Dr. Chang Shik Yang (’96) did his doctoral work in AIDS and has established an association for educating church leaders on how to do AIDS ministry.

Mr. Jin Hun Park Moon (’93) launched the Pure Love Alliance (PLA) with seminary grads Robert Kittel (’93) and Michael Balcomb (’93). The PLA has had great success teaching in high schools in Chicago, Miami and elsewhere. PLA’s summer publicity tours of teenagers marching for sexual purity have garnered public attention and clergy support throughout America, Japan, Korea and Europe. Currently, Howard Self (’78) is heading up American CARP and Robert Kittel maintains leadership of PLA.

Under the guidance of Dr. Joon Ho Seuk, former UTS faculty member, Tony Devine (’99), John Williams (‘90), June Saunders (‘83) and Andrew Wilson (’78) took leadership in creating a curriculum for character education under the banner of the International Educational Foundation (IEF). This curriculum has had great success in Russia and other states of the CIS, in mainland China and now in the United States. Mr. Devine is a sought-after speaker at the major national conferences on character education in America.

Finally, Tyler Hendricks (’78) and Andrew Wilson (’78) worked under Rev. Joong Hyun Pak to create the True Family Values Ministry. They designed this ministry to reach Christianity and made a special curriculum for Islam, directly from the Koran and Hadiths. In 1996 they led seminars through which almost 5,000 ministers and Christian leaders came to understand the biblical basis for the true parents and true family. In Chicago, Rev. Ki Hoon Kim (’96) and Rev. Michael Jenkins (’77) applied True Family Values consistently over several years to assist them in building up a tremendous coalition of churches and eventually open up the schools to the PLA curriculum.

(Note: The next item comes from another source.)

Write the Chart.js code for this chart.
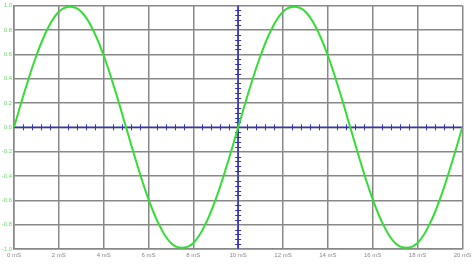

In Conclusion We can see that UTS and its students, faculty and graduates have made significant contributions to the Unification work for God and True Parents in America and worldwide. In particular, our contribution has been great in relieving God’s three headaches. It goes without mention that in addition to this heavenly pain relief, UTS graduates have served in other areas including Ocean Church, the Washington Times and its affiliated publications, and church leadership on the local, national and international levels. The president of the church in Korea, Rev. Sun Jo Hwang, in Japan, Mr. Katsumi Otsuka, and in America, Rev. Michael Jenkins, is a UTS alumni. The Continental Directors of North America, Dr. Chang Shik Yang, the Northeast, Dr. Joon Ho Seuk, and Asia, Rev. Byung Wooh Kim are UTS graduates. The leadership of the New Yorker Hotel and Manhattan Center, Rev. Peter Kim and Mr. Mark Wilenchik, are UTS graduates. Rev. Peter Kim also serves as the director of KEA America. A UTS graduate, Dr. Anthony Guerra, played a major role in the acquisition of the University of Bridgeport. Another graduate, Dr. Yoshihiko Masuda, is Dean of the School of Theology at Sun Myung Moon University. Dr. Gordon Anderson (’78) is Director of PWPA. Damian Anderson (’84) is a pioneer of Unificationism on the internet. Greg Breland (’84) is director of ICUS and of the World University Federation. Graduates Michael Mickler (’77), David Carlson (’79), Andrew Wilson (’78) and Kathy Winings (’87), Dietrich Seidel (’77) and others are the major professors at UTS. Timothy Elder (’77) heads up the world newspaper project. This list could go on and on

This work of UTS has developed over the decades. The work for religious unity took center stage in the 70s and early 80s. Through the 80s and into the early 90s, communism was the major issue. From the mid-90s, the decline of youth and the family was the pressing concern. What is the issue for the first decade of the new millennium? At the top of the list are the United Federation of Family Churches, which means church health and growth for our church and for all churches, and the development of the United Nations into an organization that can truly build world peace.

UTS will build upon its heritage to offer more today and tomorrow.